Evaluating uncertainty in CO2 injection projections often requires numerous high-resolution geological realizations (GRs) which, although effective, are computationally demanding. This study proposes the use of representative geological realizations (RGRs) as an efficient approach to capture the uncertainty range of the full set while reducing computational costs. A predetermined number of RGRs is selected using an integrated unsupervised machine learning (UML) framework, which includes Euclidean distance measurement, multidimensional scaling (MDS), and a deterministic K-means (DK-means) clustering algorithm. In the context of the intricate 3D aquifer CO2 storage model, PUNQ-S3, these algorithms are utilized. The UML methodology selects five RGRs from a pool of 25 possibilities (20% of the total), taking into account the reservoir quality index (RQI) as a static parameter of the reservoir. To determine the credibility of these RGRs, their simulation results are scrutinized through the application of the Kolmogorov–Smirnov (KS) test, which analyzes the distribution of the output.
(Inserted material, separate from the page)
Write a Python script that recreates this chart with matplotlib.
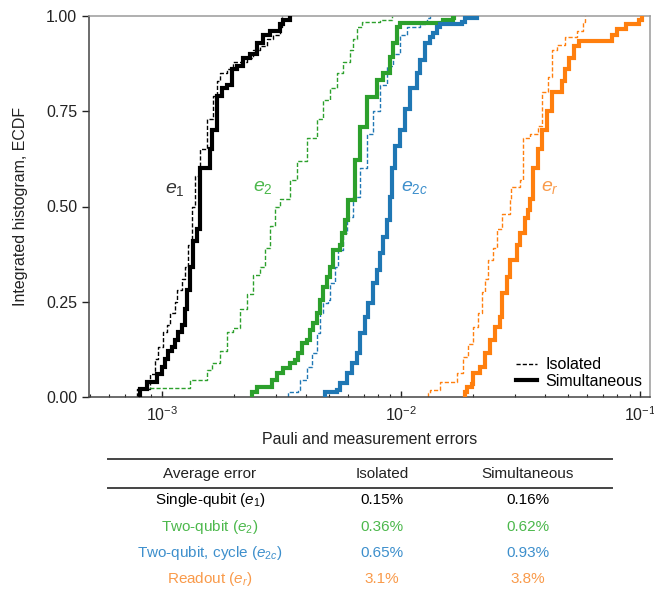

In this assessment, 40 CO2 injection wells cover the entire reservoir alongside the full set. The end-point simulation results indicate that the CO2 structural, residual, and solubility trapping within the RGRs and full set follow the same distribution. Simulating five RGRs alongside the full set of 25 GRs over 200 years, involving 10 years of CO2 injection, reveals consistently similar trapping distribution patterns, with an average value of Dmax of 0.21 remaining lower than Dcritical (0.66). Using this methodology, computational expenses related to scenario testing and development planning for CO2 storage reservoirs in the presence of geological uncertainties can be substantially reduced.